2014 ended and we are, once more, feeling this bittersweet: happines for all the good music we discovered, and at the same time sadness, for all the music we know we left behind.
Here we present a selection of albums that attracted our attention, surprised or moved us. They are not all of them, but maybe they are useful as a gate to many others which are still out there.
The rest is noise chose...
Bécs. Such an spectacular cover could only predict something good. Abstract atmospheres shape the enigmatic and challenging sonic world of Fennesz.
La importancia del contacto virtual. Destino Pluton's debut is a production luxury and inspired lyrics. High quality Spanish synth pop.
Polar bears are coming. The most experimental proposal this year comes from Asturias (Spain), by LCC duo. Glitch sounds, sonic collages, Sonidos glitch, collages sonoros, rythms and inspired melodies. Only weakness? It's too short!
Sierra. The Echelon Effect invites us to travel through sonic landscapes of peace and tranquility in this album of electro-acoustic music.
6 reflections. Finishing the year, Markus Reuter rewarded his fans with this free-download compilation. Two studio themes, two live-recorded and a remix. Ambient music with the electric guitar in center of the stage.
Enfold01. To celebrate its 15th anniversary, Ultimae Records also offered a free downloadable compilation, in which no classic name is missing: Aes Dana, Miktek, I awake... And others, all of them in the ambient/downtempo hallmark of the label.
Quiet is the new loud. The darkest ambient came from Sweden. Motionfield opened the Autoload label with this hard album.
Kiasmos. When Ólafur Arnalds and Janus Rasmussen come together, appear Kiasmos. Their homonymous album is a unique mixture of experimental minimalism and synthetic electropop.
Atomos. This album by A winged victory for the sullen contains the music written for a contemporary dance work by coreographer Wayne McGregor, premiered in London in October 2013. Contemporary classic, orchestral ambient... a jewel beyond labels.
A history of distance. Prolific Bvdub closed 2014 with this album of long dreamy ambient suites and lively techno-ambient passages.
Paco Butrón (aka Cyborgdrive) chose...
Chroma. LP debut of Norweigian band Three Winters. Eleven dreamwave themes that are both retro and futuristic.

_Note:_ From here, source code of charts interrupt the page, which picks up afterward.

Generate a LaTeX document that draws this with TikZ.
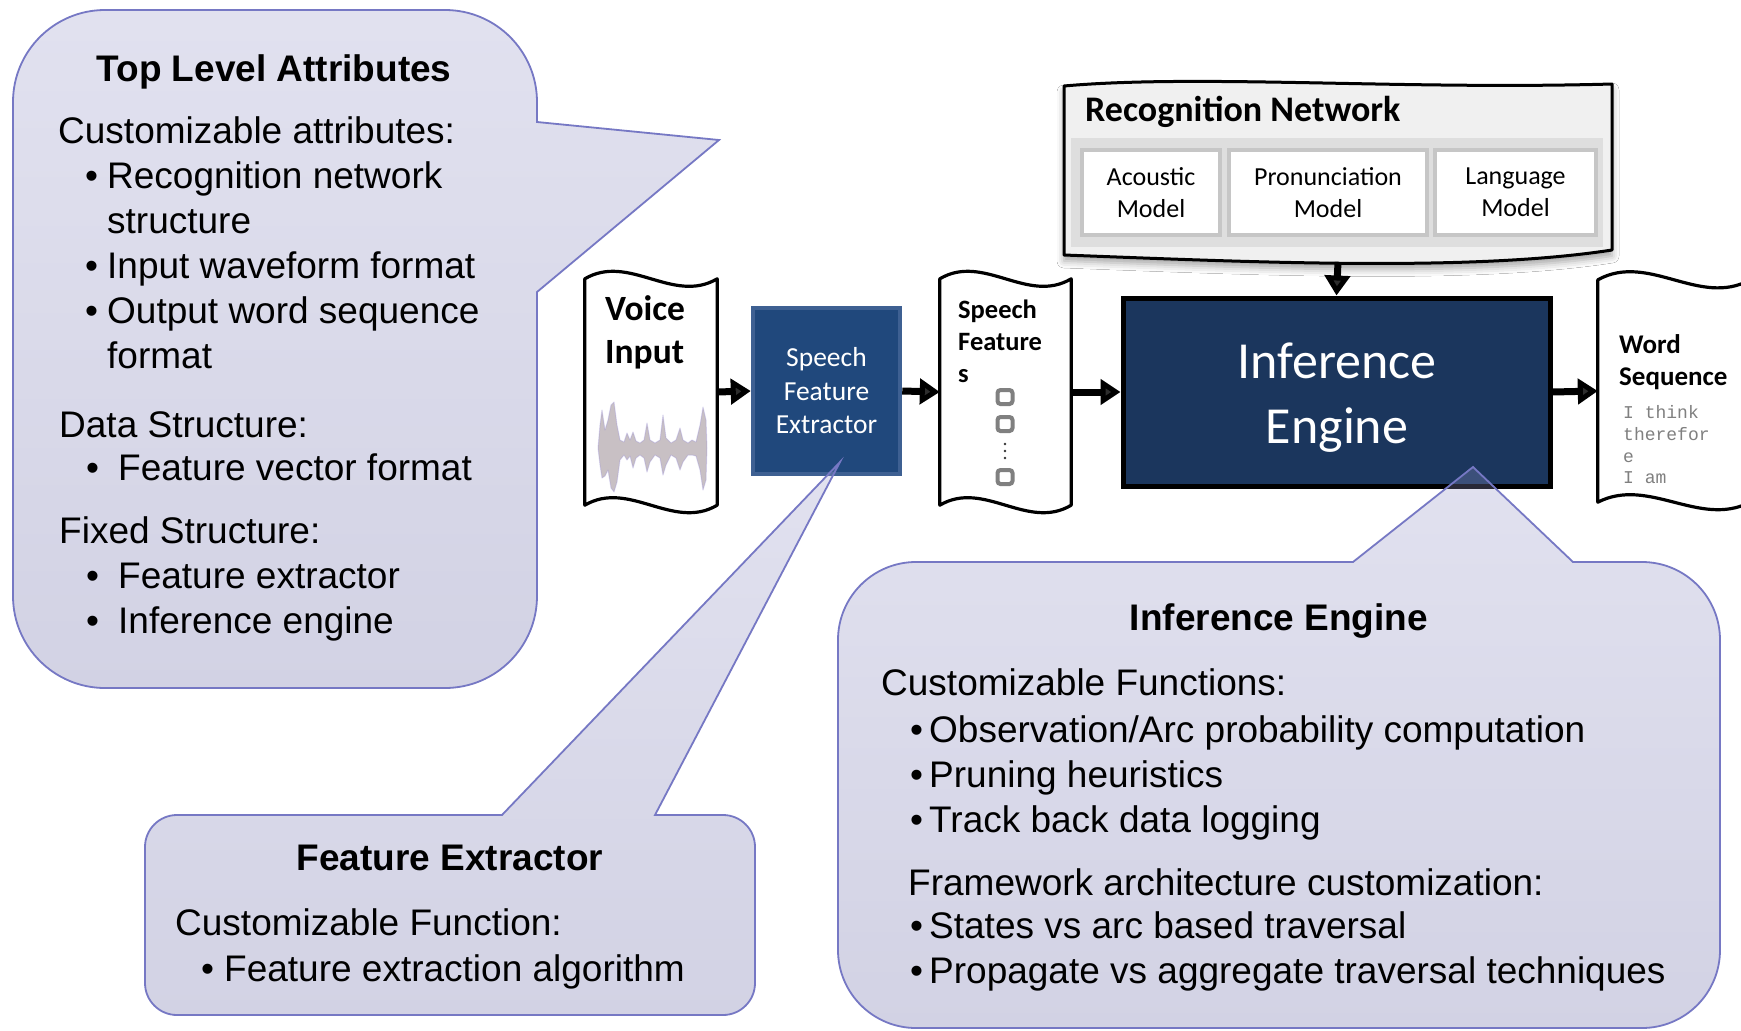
\documentclass[tikz,border=0pt]{standalone}
\usepackage{fontspec}
\setmainfont{Liberation Sans}
\newfontfamily\calibri{Carlito}
\newfontfamily\couriermono{Liberation Mono}
\usetikzlibrary{arrows.meta,calc,shadows.blur}

\definecolor{navy}{RGB}{27,54,93}
\definecolor{fexfill}{RGB}{32,72,124}
\definecolor{fexline}{RGB}{62,96,146}
\definecolor{callline}{RGB}{118,120,196}
\definecolor{calltop}{RGB}{150,150,200}
\definecolor{callbot}{RGB}{95,95,160}
\definecolor{netfill}{RGB}{240,240,240}
\definecolor{netpanel}{RGB}{222,222,222}
\definecolor{modline}{RGB}{198,198,198}
\definecolor{wave}{RGB}{200,192,196}
\definecolor{wavetint}{RGB}{150,140,220}
\definecolor{monogray}{RGB}{128,128,128}

\tikzset{
  frame/.style={rectangle, inner sep=0pt, draw=none},
  docline/.style={draw=black, line width=3.2pt, fill=white, line join=round},
  flow/.style={line width=7pt, -{Triangle[length=20pt,width=25pt]}},
  fexbox/.style={rectangle, inner sep=0pt, fill=fexfill, draw=fexline, line width=4.5pt,
    text=white, align=center, font=\calibri\fontsize{27.5}{33.5}\selectfont},
  iebox/.style={rectangle, inner sep=0pt, fill=navy, draw=black, line width=5pt},
  ietext/.style={inner sep=0pt, anchor=base, text=white, font=\calibri\fontsize{52}{65}\selectfont},
  modbox/.style={rectangle, inner sep=0pt, fill=white, draw=modline, line width=4pt,
    align=center, font=\calibri\fontsize{26}{32}\selectfont},
  doctitle/.style={inner sep=0pt, anchor=base west, font=\calibri\bfseries\fontsize{35.5}{43}\selectfont},
  docsmall/.style={inner sep=0pt, anchor=base west, font=\calibri\bfseries\fontsize{26.5}{32}\selectfont},
  monotext/.style={inner sep=0pt, anchor=base west, text=monogray, font=\couriermono\fontsize{18}{22}\selectfont},
  featsq/.style={rectangle, rounded corners=3pt, draw=gray, line width=4pt,
    minimum width=15pt, minimum height=14pt, inner sep=0pt},
  callout/.style={draw=callline, line width=1.8pt, top color=calltop, bottom color=callbot,
    fill opacity=0.28, draw opacity=1},
  body/.style={inner sep=0pt, anchor=base west, font=\fontsize{37}{44}\selectfont},
  head/.style={inner sep=0pt, anchor=base, font=\fontsize{37}{44}\selectfont\bfseries}
}

% wavy "document" outline around a frame node: #1 node, #2 top bend, #3 bottom bend
\newcommand\wavydoc[3]{%
  \path[docline] let \p1=(#1.north west), \p2=(#1.south east), \n1={(\x2-\x1)/3} in
    (\x1,\y1) .. controls ({\x1+\n1},{\y1+#2}) and ({\x2-\n1},{\y1-#2}) .. (\x2,\y1)
    -- (\x2,\y2) .. controls ({\x2-\n1},{\y2-#3}) and ({\x1+\n1},{\y2+#3}) .. (\x1,\y2) -- cycle;}

\begin{document}
\begin{tikzpicture}[x=1pt,y=-1pt]
\path[use as bounding box, fill=white] (0,0) rectangle (1741,1031);

% ---------------- recognition network ----------------
\coordinate (netport) at (1338,262);
\path[fill=netfill, draw=black, line width=3pt, line join=round,
      blur shadow={shadow xshift=0pt, shadow yshift=-6pt, shadow blur radius=7pt, shadow opacity=35}]
  (1064,86) .. controls (1200,74) and (1400,90) .. (1612,84)
  -- (1612,250) .. controls (1470,272) and (1250,262) .. (1064,255) -- cycle;
\fill[netpanel] (1071,138) rectangle (1603,247);
\node[inner sep=0pt, anchor=base west, font=\calibri\bfseries\fontsize{36}{43}\selectfont]
  (nettitle) at (1085,121) {Recognition Network};
\node[modbox, minimum width=138pt, minimum height=85pt] (am) at (1151,192.5) {Acoustic\\Model};
\node[modbox, minimum width=198pt, minimum height=85pt] (pm) at (1328,192.5) {Pronunciation\\Model};
\node[modbox, minimum width=161pt, minimum height=85pt] (lm) at (1515.5,192.5) {Language\\Model};

% ---------------- processing chain ----------------
\node[frame, minimum width=132pt, minimum height=226pt] (voice) at (651,392) {};
\node[frame, minimum width=131pt, minimum height=226pt] (sfeat) at (1005.5,392) {};
\node[frame, minimum width=152pt, minimum height=222pt] (word) at (1674,391) {};

\node[fexbox, minimum width=147pt, minimum height=166pt] (fex) at (826.5,391) {Speech\\Feature\\Extractor};
\node[iebox, minimum width=427pt, minimum height=188pt] (ie) at (1336.5,392) {};
\node[ietext] (iet1) at (1337,378) {Inference};
\node[ietext] (iet2) at (1337,443) {Engine};

\draw[flow] (voice.east) -- (fex.west);
\draw[flow] (fex.east) -- (sfeat.west);
\draw[flow] (sfeat.east) -- (ie.west);
\draw[flow] (ie.east) -- (word.west);
\draw[flow] (netport) -- (ie.north);

\wavydoc{voice}{26}{26}
\wavydoc{sfeat}{26}{26}
\wavydoc{word}{28}{26}

% voice input: title and waveform
\node[doctitle] (voicet1) at (605,320) {Voice};
\node[doctitle] (voicet2) at (605,363) {Input};
\path[fill=wave, draw=wavetint, draw opacity=0.3, line width=1pt, line join=round]
  (598,448) -- (600,425) -- (602,410) -- (605,430) -- (608,420) -- (611,405) -- (614,402)
  -- (617,425) -- (620,440) -- (624,442) -- (627,433) -- (630,440) -- (633,432) -- (636,441)
  -- (640,443) -- (644,440) -- (647,423) -- (650,440) -- (655,443) -- (660,440) -- (663,415)
  -- (666,438) -- (671,443) -- (676,440) -- (680,428) -- (683,440) -- (688,443) -- (692,440)
  -- (696,442) -- (700,425) -- (703,407) -- (706,420) -- (707,448)
  -- (706,480) -- (703,490) -- (700,470) -- (696,456) -- (692,455) -- (688,455) -- (683,462)
  -- (680,470) -- (676,458) -- (671,455) -- (666,465) -- (663,475) -- (660,458) -- (655,455)
  -- (650,462) -- (647,472) -- (644,458) -- (640,455) -- (636,458) -- (633,468) -- (630,456)
  -- (627,460) -- (624,455) -- (620,460) -- (617,482) -- (614,492) -- (611,488) -- (608,470)
  -- (605,476) -- (602,478) -- (600,465) -- cycle;

% speech features: title and feature vectors
\node[docsmall] (sft1) at (958,318) {Speech};
\node[docsmall] (sft2) at (958,350) {Feature};
\node[docsmall] (sft3) at (958,382) {s};
\node[featsq] (sq1) at (1005,397) {};
\node[featsq] (sq2) at (1005,424) {};
\node[featsq] (sq3) at (1005,477) {};
\fill[black!80] (1005,444) circle (1.4pt) (1005,451) circle (1.4pt) (1005,458) circle (1.4pt);

% word sequence: title and output text
\node[docsmall, font=\calibri\bfseries\fontsize{27}{32}\selectfont] (wst1) at (1619,353) {Word};
\node[docsmall, font=\calibri\bfseries\fontsize{27}{32}\selectfont] (wst2) at (1619,385) {Sequence};
\node[monotext] (wso1) at (1623,418) {I think};
\node[monotext] (wso2) at (1623,440) {therefor};
\node[monotext] (wso3) at (1623,462) {e};
\node[monotext] (wso4) at (1623,483) {I am};

% ---------------- callouts ----------------
% top level attributes
\path[callout]
  (13,102) .. controls (13,51.2) and (54.2,10) .. (105,10)
  -- (445,10) .. controls (495.8,10) and (537,51.2) .. (537,102)
  -- (537,122) -- (719,140) -- (537,292)
  -- (537,596) .. controls (537,646.8) and (495.8,688) .. (445,688)
  -- (105,688) .. controls (54.2,688) and (13,646.8) .. (13,596) -- cycle;
% feature extractor
\path[callout]
  (145,847) .. controls (145,829.3) and (159.3,815) .. (177,815)
  -- (502,815) -- (840,462) -- (655,815)
  -- (723,815) .. controls (740.7,815) and (755,829.3) .. (755,847)
  -- (755,983) .. controls (755,1000.7) and (740.7,1015) .. (723,1015)
  -- (177,1015) .. controls (159.3,1015) and (145,1000.7) .. (145,983) -- cycle;
% inference engine
\path[callout]
  (838,640) .. controls (838,596.9) and (872.9,562) .. (916,562)
  -- (1353,562) -- (1473,467) -- (1573,562)
  -- (1642,562) .. controls (1685.1,562) and (1720,596.9) .. (1720,640)
  -- (1720,950) .. controls (1720,993.1) and (1685.1,1028) .. (1642,1028)
  -- (916,1028) .. controls (872.9,1028) and (838,993.1) .. (838,950) -- cycle;

% top level attributes text
\node[head] (tlh) at (274,81) {Top Level Attributes};
\node[body] (tl1) at (58,143) {Customizable attributes:};
\node[body] (tl2b) at (85,188) {•};
\node[body] (tl2) at (107,188) {Recognition network};
\node[body] (tl3) at (107,233) {structure};
\node[body] (tl4b) at (85,278) {•};
\node[body] (tl4) at (107,278) {Input waveform format};
\node[body] (tl5b) at (85,323) {•};
\node[body] (tl5) at (107,323) {Output word sequence};
\node[body] (tl6) at (107,368) {format};
\node[body] (tl7) at (59,437) {Data Structure:};
\node[body] (tl8b) at (86,480) {•};
\node[body] (tl8) at (118,480) {Feature vector format};
\node[body] (tl9) at (59,543) {Fixed Structure:};
\node[body] (tl10b) at (86,588) {•};
\node[body] (tl10) at (118,588) {Feature extractor};
\node[body] (tl11b) at (86,633) {•};
\node[body] (tl11) at (118,633) {Inference engine};

% feature extractor text
\node[head] (feh) at (450,870) {Feature Extractor};
\node[body] (fe1) at (175,935) {Customizable Function:};
\node[body] (fe2b) at (201,981) {•};
\node[body] (fe2) at (224,981) {Feature extraction algorithm};

% inference engine text
\node[head] (ieh) at (1279,630) {Inference Engine};
\node[body] (ie1) at (881,695) {Customizable Functions:};
\node[body] (ie2b) at (910,742) {•};
\node[body] (ie2) at (929,742) {Observation/Arc probability computation};
\node[body] (ie3b) at (910,787) {•};
\node[body] (ie3) at (929,787) {Pruning heuristics};
\node[body] (ie4b) at (910,832) {•};
\node[body] (ie4) at (929,832) {Track back data logging};
\node[body] (ie5) at (908,895) {Framework architecture customization:};
\node[body] (ie6b) at (910,938) {•};
\node[body] (ie6) at (929,938) {States vs arc based traversal};
\node[body] (ie7b) at (910,983) {•};
\node[body] (ie7) at (929,983) {Propagate vs aggregate traversal techniques};
\end{tikzpicture}
\end{document}
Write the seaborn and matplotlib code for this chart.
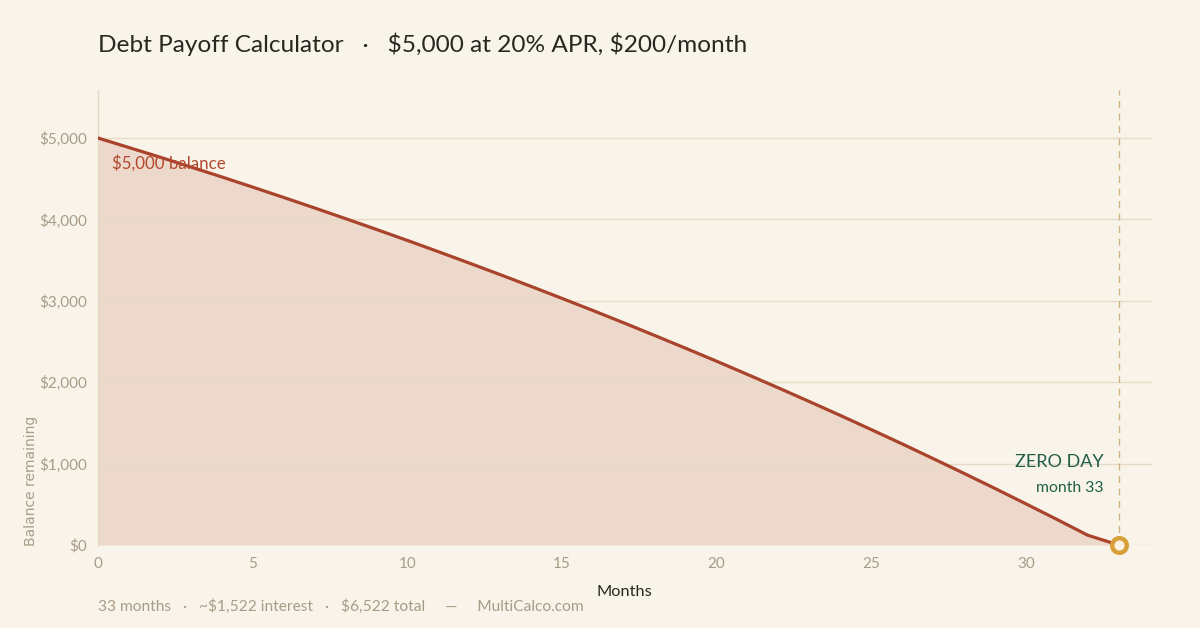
import numpy as np
import pandas as pd
import seaborn as sns
import matplotlib.pyplot as plt
from matplotlib.ticker import FuncFormatter

# balance remaining at the end of each month
months = list(range(0, 34))
balance = [5000, 4883, 4765, 4644, 4522, 4397, 4270, 4141, 4010, 3877,
           3742, 3604, 3464, 3322, 3177, 3030, 2881, 2729, 2574, 2417,
           2258, 2095, 1930, 1762, 1592, 1418, 1242, 1062, 880, 695,
           506, 315, 120, 0]
payoff_month = 33
x_ticks = [0, 5, 10, 15, 20, 25, 30]
y_ticks = [0, 1000, 2000, 3000, 4000, 5000]

df = pd.DataFrame({"Month": months, "Balance": balance})

# --- style ---
bg = "#f9f4ea"
line_c = "#a9432c"
fill_c = "#edd9cb"
grid_c = "#e6d9c4"
tick_c = "#a89c88"
green = "#1f5e46"
gold = "#d9a03a"

sns.set_theme(style="white")
plt.rcParams["font.family"] = ["Lato", "DejaVu Sans"]
plt.rcParams["text.parse_math"] = False

fig = plt.figure(figsize=(12, 6.28), dpi=100, facecolor=bg)
ax = fig.add_axes([0.0817, 0.1322, 0.8783, 0.7245])
ax.set_facecolor(bg)

ax.fill_between(df["Month"], df["Balance"], 0, color=fill_c, zorder=1, lw=0)
for yt in y_ticks:
    ax.axhline(yt, color=grid_c, lw=1, zorder=2, alpha=0.9)
sns.lineplot(data=df, x="Month", y="Balance", color=line_c, lw=2.3, ax=ax, zorder=3)

# zero day marker
ax.axvline(payoff_month, color="#c4a46c", lw=1, ls=(0, (5, 4)), zorder=2, alpha=0.8)
ax.scatter([payoff_month], [0], s=110, facecolor="#fbf3e2", edgecolor=gold,
           linewidth=3.2, zorder=5, clip_on=False)

ax.set_xlim(0, 34.08)
ax.set_ylim(0, 5590)
ax.set_xticks(x_ticks)
ax.set_yticks(y_ticks)
ax.yaxis.set_major_formatter(FuncFormatter(lambda v, p: f"${v:,.0f}"))
ax.tick_params(axis="both", colors=tick_c, labelsize=11, length=0, pad=8)
ax.tick_params(axis="x", length=5, width=0.8, color=grid_c, pad=4)

for s in ["top", "right", "bottom"]:
    ax.spines[s].set_visible(False)
ax.spines["left"].set_color(grid_c)
ax.spines["left"].set_linewidth(1)

ax.set_xlabel("")
ax.set_ylabel("")
fig.text(0.52, 0.058, "Months", ha="center", va="center", fontsize=11.8, color="#2a2620")
fig.text(0.026, 0.235, "Balance remaining", ha="center", va="center", rotation=90,
         fontsize=10, color=tick_c, family=["DejaVu Sans"])

# annotations
ax.text(0.45, 4693, "$5,000 balance", fontsize=12.2, color="#b4482f", va="center", ha="left")
ax.text(32.5, 1020, "ZERO DAY", fontsize=13, color=green, ha="right", va="center")
ax.text(32.5, 705, "month 33", fontsize=11.3, color=green, ha="right", va="center")

fig.text(0.0817, 0.93, "Debt Payoff Calculator   \u00b7   $5,000 at 20% APR, $200/month",
         fontsize=17.6, color="#2a2620", ha="left", va="center")
fig.text(0.0817, 0.035,
         "33 months   \u00b7   ~$1,522 interest   \u00b7   $6,522 total     \u2014     MultiCalco.com",
         fontsize=11.2, color=tick_c, ha="left", va="center")

fig.savefig("out.png", dpi=100, facecolor=bg)
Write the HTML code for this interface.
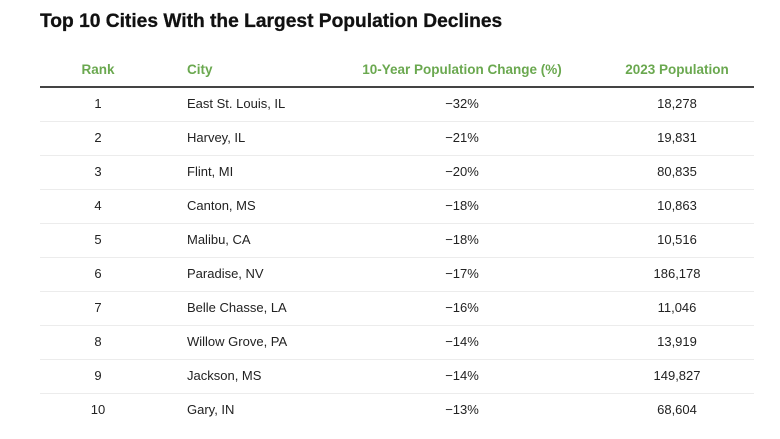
<!DOCTYPE html>
<html>
<head>
<meta charset="utf-8">
<style>
  html,body{margin:0;padding:0;background:#fff;}
  body{width:780px;height:439px;position:relative;overflow:hidden;font-family:"Liberation Sans",Arial,sans-serif;color:#222;}
  .title{position:absolute;left:40px;top:9px;font-size:19.2px;font-weight:bold;color:#111;line-height:26px;white-space:nowrap;-webkit-text-stroke:0.3px #111;}
  .h{position:absolute;top:60px;line-height:20px;font-size:13.5px;font-weight:bold;color:#6aa84f;white-space:nowrap;}
  .hline{position:absolute;left:40px;width:714px;top:86px;height:2px;background:#444;}
  .row{position:absolute;left:40px;width:714px;height:34px;}
  .row .sep{position:absolute;left:0;right:0;bottom:0;height:1px;background:#ececec;}
  .c{position:absolute;top:0;line-height:32px;font-size:13px;white-space:nowrap;color:#222;}
  .rank{left:18px;width:80px;text-align:center;}
  .city{left:147px;}
  .chg{left:322px;width:200px;text-align:center;}
  .pop{left:577px;width:120px;text-align:center;}
</style>
</head>
<body>
<div class="title">Top 10 Cities With the Largest Population Declines</div>

<div class="h" style="left:58px;width:80px;text-align:center;">Rank</div>
<div class="h" style="left:187px;">City</div>
<div class="h" style="left:362px;width:200px;text-align:center;">10-Year Population Change (%)</div>
<div class="h" style="left:617px;width:120px;text-align:center;">2023 Population</div>
<div class="hline"></div>

<div class="row" style="top:88px;"><div class="c rank">1</div><div class="c city">East St. Louis, IL</div><div class="c chg">−32%</div><div class="c pop">18,278</div><div class="sep"></div></div>
<div class="row" style="top:122px;"><div class="c rank">2</div><div class="c city">Harvey, IL</div><div class="c chg">−21%</div><div class="c pop">19,831</div><div class="sep"></div></div>
<div class="row" style="top:156px;"><div class="c rank">3</div><div class="c city">Flint, MI</div><div class="c chg">−20%</div><div class="c pop">80,835</div><div class="sep"></div></div>
<div class="row" style="top:190px;"><div class="c rank">4</div><div class="c city">Canton, MS</div><div class="c chg">−18%</div><div class="c pop">10,863</div><div class="sep"></div></div>
<div class="row" style="top:224px;"><div class="c rank">5</div><div class="c city">Malibu, CA</div><div class="c chg">−18%</div><div class="c pop">10,516</div><div class="sep"></div></div>
<div class="row" style="top:258px;"><div class="c rank">6</div><div class="c city">Paradise, NV</div><div class="c chg">−17%</div><div class="c pop">186,178</div><div class="sep"></div></div>
<div class="row" style="top:292px;"><div class="c rank">7</div><div class="c city">Belle Chasse, LA</div><div class="c chg">−16%</div><div class="c pop">11,046</div><div class="sep"></div></div>
<div class="row" style="top:326px;"><div class="c rank">8</div><div class="c city">Willow Grove, PA</div><div class="c chg">−14%</div><div class="c pop">13,919</div><div class="sep"></div></div>
<div class="row" style="top:360px;"><div class="c rank">9</div><div class="c city">Jackson, MS</div><div class="c chg">−14%</div><div class="c pop">149,827</div><div class="sep"></div></div>
<div class="row" style="top:394px;"><div class="c rank">10</div><div class="c city">Gary, IN</div><div class="c chg">−13%</div><div class="c pop">68,604</div></div>
</body>
</html>
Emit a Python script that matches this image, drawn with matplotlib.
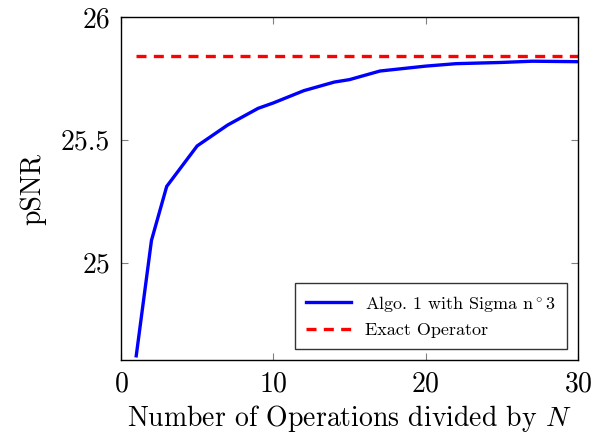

Two Fold: Part One. Austrian born musician Martin Vogt produced this album, in which he combines synthetic and organic elements. In his own words, "the relationship between absence and presence that characterize our lifes is the philosophical foundation of Two Fold: Part One".
The inevitable end. Röyksopp says goodbye to phisical formats with this their fifth album. A golden highlight to their discography, made of brilliant bittersweet instrumentals and powerful collaborations by Robyn, Jamie Irrepressible and Susanne Sundfør.
It's album time. Eclectic disco music with a 70's vibe by Norweigian Todd Terje. And a ballad: a cover of Robert Palmer's 'Johny and Mary' classic, sung by Bryan Ferry.
Staub. The post-electronic by German Spyra combines krautrock sequences with neoclassical structures in these recordings, half-way between improvisation and epic.
Frequency Modulations. It is from 2014, but it could have been from 1986: electronic drums, shining synths and the voices of Dana Jean Phoenix and Sally Shapiro to travel back in time thirty years...
Hydrostatic. Third album by Teeel is a nod to New Order and Daft Punk, to synth pop and house.
To love until we say goodbye. Although he is well known in the techno scene since 2006, this is the album debut by Marc Marzenit. 14 tracks of tech-house, result of three years of creative work.
Blackstar Act Two: Awakening. Electronics, heavy metal, industrial and dark ambient for this soundtrack to a fantasy and science-fiction book, signed by Celldweller.
Dream tempest. Dreamy arpeggios and gliding synthesizers are the ingredients of this, the brightest and more colorful album by 36 to date.